L’Oréal, during its 2021 Transparency Summit, committed to transforming its research and innovation practices by adopting a “green science” approach, proclaiming that by 2030, 95% of the ingredients its uses will be derived from renewable plant sources, abundant minerals or circular processes; and 100% of the company’s formulas will respect the aquatic environment.1 According to the company, this move comes at a time when protecting the planet is an absolute necessity, and the COVID-19 pandemic is driving heightened demand for products that are both good for health and safe for the environment.
This is the future direction for beauty.
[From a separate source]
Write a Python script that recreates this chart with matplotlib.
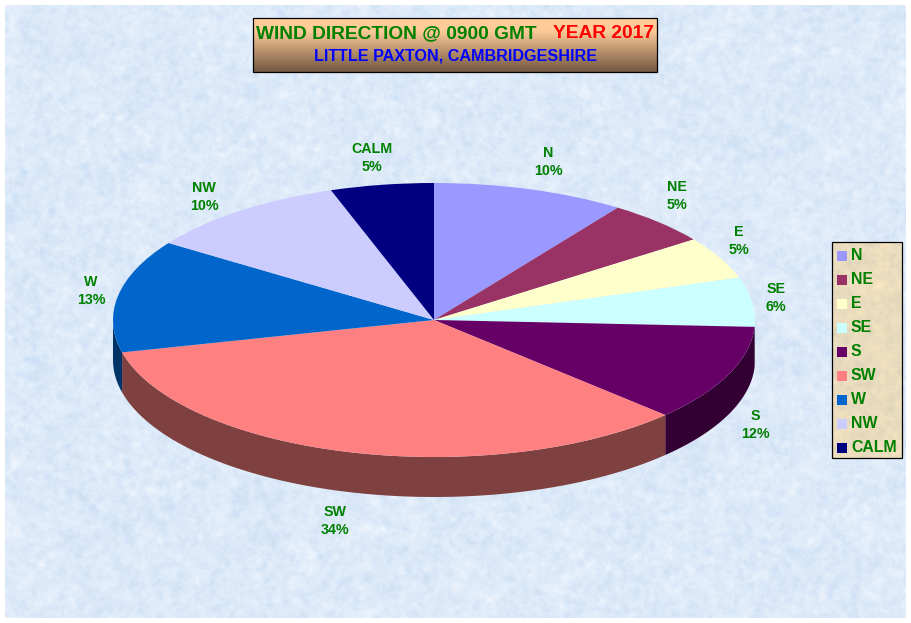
import numpy as np
import matplotlib
matplotlib.use('Agg')
import matplotlib.pyplot as plt
from matplotlib.patches import Rectangle

plt.rcParams['font.family'] = ['Liberation Sans', 'DejaVu Sans']

categories = ['N', 'NE', 'E', 'SE', 'S', 'SW', 'W', 'NW', 'CALM']
slice_values = [9.7, 5.3, 5.0, 5.8, 11.4, 34.0, 13.3, 10.3, 5.2]
percent_labels = ['10%', '5%', '5%', '6%', '12%', '34%', '13%', '10%', '5%']
top_colors = ['#9999FF', '#993366', '#FFFFCC', '#CCFFFF', '#660066',
              '#FF8080', '#0066CC', '#CCCCFF', '#000080']
side_colors = ['#4C4C7F', '#4C1933', '#7F7F66', '#667F7F', '#330033',
               '#7F4040', '#003366', '#66667F', '#000040']

# label centres in pixels
label_x = [548, 677, 739, 776, 755, 335, 91, 204, 372]
label_y = [162, 196, 241, 298, 425, 521, 291, 197, 158]

W, H = 911, 623
CX, CY, RX, RY, DEPTH = 434, 320, 321, 137, 40
GREEN = '#008000'


def texture(h, w, base, amount, seed):
    # mottled paper look for the backgrounds, nothing to do with the data
    rng = np.random.default_rng(seed)
    out = np.zeros((h, w))
    fy = np.fft.fftfreq(h)[:, None]
    fx = np.fft.rfftfreq(w)[None, :]
    for sigma, weight in [(1.0, 0.6), (2.5, 0.9), (8.0, 0.4)]:
        f = np.fft.rfft2(rng.normal(size=(h, w)))
        f *= np.exp(-2 * (np.pi * sigma) ** 2 * (fx ** 2 + fy ** 2))
        n = np.fft.irfft2(f, s=(h, w))
        out += weight * n / n.std()
    rgb = np.array(matplotlib.colors.to_rgb(base))
    img = rgb[None, None, :] + (out * amount)[:, :, None] * np.array([1.1, 0.7, 0.25])
    return np.clip(img, 0, 1)


fig = plt.figure(figsize=(W / 100, H / 100), dpi=100, facecolor='white')

# page layer, in pixel coordinates
bg = fig.add_axes([0, 0, 1, 1])
bg.imshow(texture(613, 901, '#DDEAF9', 0.014, 3), extent=(5, 906, 618, 5),
          aspect='auto', interpolation='bilinear')

# title box
grad = np.linspace(0, 1, 54)[:, None, None]
top = np.array(matplotlib.colors.to_rgb('#FFCC99'))
bottom = np.array(matplotlib.colors.to_rgb('#735843'))
stops = np.clip((grad - 0.22) / 0.78, 0, 1)
bg.imshow(top * (1 - stops) + bottom * stops, extent=(253, 657, 72, 18),
          aspect='auto', interpolation='bilinear')
bg.add_patch(Rectangle((253, 18), 404, 54, fill=False, ec='black', lw=0.9))
bg.text(256, 34, 'WIND DIRECTION @ 0900 GMT', color=GREEN, fontsize=13.8,
        fontweight='bold', ha='left', va='center')
bg.text(654, 34, 'YEAR 2017', color='#FF0000', fontsize=13.8,
        fontweight='bold', ha='right', va='center')
bg.text(455.5, 56, 'LITTLE PAXTON, CAMBRIDGESHIRE', color='#0000FF', fontsize=11.6,
        fontweight='bold', ha='center', va='center')

# legend box
bg.imshow(texture(216, 70, '#EADCBE', 0.014, 8), extent=(832, 902, 458, 242),
          aspect='auto', interpolation='bilinear')
bg.add_patch(Rectangle((832, 242), 70, 216, fill=False, ec='black', lw=0.9))
for i, name in enumerate(categories):
    y = 256 + i * 24.0
    bg.add_patch(Rectangle((837, y - 5), 10, 10, fc=top_colors[i], ec='none'))
    bg.text(851, y, name, color=GREEN, fontsize=11.4, fontweight='bold',
            ha='left', va='center')

# slice labels
for i, name in enumerate(categories):
    bg.text(label_x[i], label_y[i], name + '\n' + percent_labels[i], color=GREEN,
            fontsize=10.3, fontweight='bold', ha='center', va='center', linespacing=1.38)

bg.set_xlim(0, W)
bg.set_ylim(H, 0)
bg.axis('off')

# pie layer, one unit is one radius on both axes so the circle comes out flat
pie_ax = fig.add_axes([(CX - RX) / W, (H - CY - RY - DEPTH) / H, 2 * RX / W, (2 * RY + DEPTH) / H])
pie_ax.patch.set_alpha(0)
depth_units = DEPTH / RY

wedges, _ = pie_ax.pie(slice_values, colors=top_colors, startangle=90, counterclock=False,
                       radius=1, wedgeprops={'linewidth': 0})
for w in wedges:
    w.set_zorder(3)

# side wall, only where the rim faces the viewer
edges = np.cumsum([0] + slice_values) / sum(slice_values) * 360
for i in range(len(categories)):
    a0, a1 = max(edges[i], 90), min(edges[i + 1], 270)
    if a1 <= a0:
        continue
    t = np.radians(np.linspace(a0, a1, 80))
    xs = np.sin(t)
    ys = np.cos(t)
    pie_ax.fill(np.r_[xs, xs[::-1]], np.r_[ys, ys[::-1] - depth_units],
                color=side_colors[i], lw=0, zorder=2)

pie_ax.set_aspect('auto')
pie_ax.set_xlim(-1, 1)
pie_ax.set_ylim(-1 - depth_units, 1)
pie_ax.axis('off')

fig.savefig('out.png', dpi=100)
Natural/organic advanced to clean/sustainable, which is transitioning to circular/responsible. Enabling this progression are innovations that embrace such tenets as upcycling and sustainability, zero waste, low (or positive) carbon footprint, refilling/reusability, eco or recycled packaging (or package-free), water-consciousness, veganism/cruelty-free, social responsibility, etc.—all, at the same time, being safe for humans and the environment.
The industry has its marching orders, and L’Oréal is certainly not alone in this circular trajectory. The good news is, cosmetics R&D has been on this path for some time, which the current issue illustrates. For example, natural, sustainable phytochemicals for eco-friendly sun protection are explored on Page 32, while waterless and water-conscious formulating are described on Page 52. Artichoke extract upcycled from food waste is examined for anti-glycative effects on Page 44, and botanical, vegan pigment extracts are tested in hair dyes on Page 60.
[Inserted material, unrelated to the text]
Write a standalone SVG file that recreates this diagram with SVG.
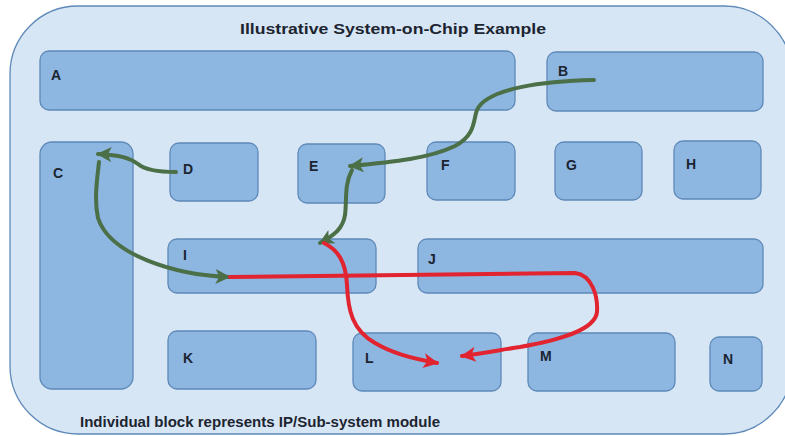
<svg xmlns="http://www.w3.org/2000/svg" width="785" height="436" viewBox="0 0 785 436">
<style>
.blk{fill:#8DB6E1;stroke:#5E89B8;stroke-width:1.3}
.lbl{font-family:"Liberation Sans",Arial,sans-serif;font-weight:bold;font-size:14px;fill:#1C2430}
.g{fill:none;stroke:#4B6F46;stroke-width:4;stroke-linecap:round}
.r{fill:none;stroke:#E1242F;stroke-width:4;stroke-linecap:round}
</style>
<defs>
<marker id="ag" viewBox="0 0 10 10" refX="9" refY="5" markerWidth="17" markerHeight="15" markerUnits="userSpaceOnUse" orient="auto"><path d="M0,0 L10,5 L0,10 L2.5,5 z" fill="#4B6F46"/></marker>
<marker id="ar" viewBox="0 0 10 10" refX="9" refY="5" markerWidth="17" markerHeight="15" markerUnits="userSpaceOnUse" orient="auto"><path d="M0,0 L10,5 L0,10 L2.5,5 z" fill="#E1242F"/></marker>
</defs>
<rect width="785" height="436" fill="#FFFFFF"/>
<g id="container">
<rect x="10" y="6" width="782" height="428" rx="68" ry="68" fill="#D7E6F5" stroke="#5E89B8" stroke-width="1.3"/>
<text x="393" y="34" text-anchor="middle" class="lbl" font-size="15" textLength="306" lengthAdjust="spacingAndGlyphs">Illustrative System-on-Chip Example</text>
<text x="80" y="427" class="lbl" font-size="13" textLength="360" lengthAdjust="spacingAndGlyphs">Individual block represents IP/Sub-system module</text>
</g>
<g id="A"><rect class="blk" x="40" y="51" width="475" height="59" rx="9"/><text class="lbl" x="51" y="80">A</text></g>
<g id="B"><rect class="blk" x="547" y="52" width="216" height="59" rx="9"/><text class="lbl" x="558" y="76">B</text></g>
<g id="C"><rect class="blk" x="40" y="142" width="93" height="247" rx="12"/><text class="lbl" x="53" y="178">C</text></g>
<g id="D"><rect class="blk" x="170" y="143" width="88" height="58" rx="9"/><text class="lbl" x="183" y="174">D</text></g>
<g id="E"><rect class="blk" x="298" y="144" width="87" height="59" rx="9"/><text class="lbl" x="309" y="171">E</text></g>
<g id="F"><rect class="blk" x="427" y="142" width="88" height="58" rx="9"/><text class="lbl" x="441" y="170">F</text></g>
<g id="G"><rect class="blk" x="555" y="142" width="87" height="58" rx="9"/><text class="lbl" x="566" y="170">G</text></g>
<g id="H"><rect class="blk" x="674" y="141" width="87" height="58" rx="9"/><text class="lbl" x="686" y="169">H</text></g>
<g id="I"><rect class="blk" x="168" y="239" width="208" height="54" rx="9"/><text class="lbl" x="183" y="260">I</text></g>
<g id="J"><rect class="blk" x="418" y="239" width="345" height="54" rx="9"/><text class="lbl" x="428" y="264">J</text></g>
<g id="K"><rect class="blk" x="168" y="331" width="148" height="58" rx="9"/><text class="lbl" x="183" y="363">K</text></g>
<g id="L"><rect class="blk" x="353" y="333" width="148" height="58" rx="9"/><text class="lbl" x="365" y="363">L</text></g>
<g id="M"><rect class="blk" x="528" y="333" width="147" height="58" rx="9"/><text class="lbl" x="540" y="361">M</text></g>
<g id="N"><rect class="blk" x="710" y="337" width="52" height="54" rx="9"/><text class="lbl" x="723" y="364">N</text></g>
<g id="connectors">
<path class="g" d="M594,80 C545,81 487,88 477,110 C473,120 476,135 455,146 C430,158 395,162 350,166" marker-end="url(#ag)"/>
<path class="g" d="M352,170 C344,185 347,200 345,215 C343,228 335,235 320,243" marker-end="url(#ag)"/>
<path class="g" d="M176,172 C160,172 145,170 138,164 C130,158 120,155 98,154" marker-end="url(#ag)"/>
<path class="g" d="M99,162 C97,180 94,200 98,218 C110,255 175,275 229,277" marker-end="url(#ag)"/>
<path class="r" d="M230,277 L575,273 C592,275 598,296 597,312 C595,330 560,340 520,347 C500,350 485,353 462,356" marker-end="url(#ar)"/>
<path class="r" d="M324,243 C338,250 346,262 347,285 C348,310 352,330 375,343 C392,353 410,358 437,363" marker-end="url(#ar)"/>
</g>
</svg>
Sustainable ingredients from start-up companies are reviewed on Page 22, and experts weigh in on reducing, re-using and recycling in beauty on Page 18. The Eco, Clean and Sustainable Formulary on Page 62 highlights prototypes to build your next product success, and Part II in our series on hair oiling, on Page 42, considers natural oils to benefit hair health. Finally, as a bonus, the effects of biology on perceived beauty are assessed on Page 14.
Considering the progression of this macrotrend, one may wonder where it will go next. I have a hunch it could relate to health;2 we’ll circle back to you on this. In the meantime, enjoy this responsibly sourced edition of C&T.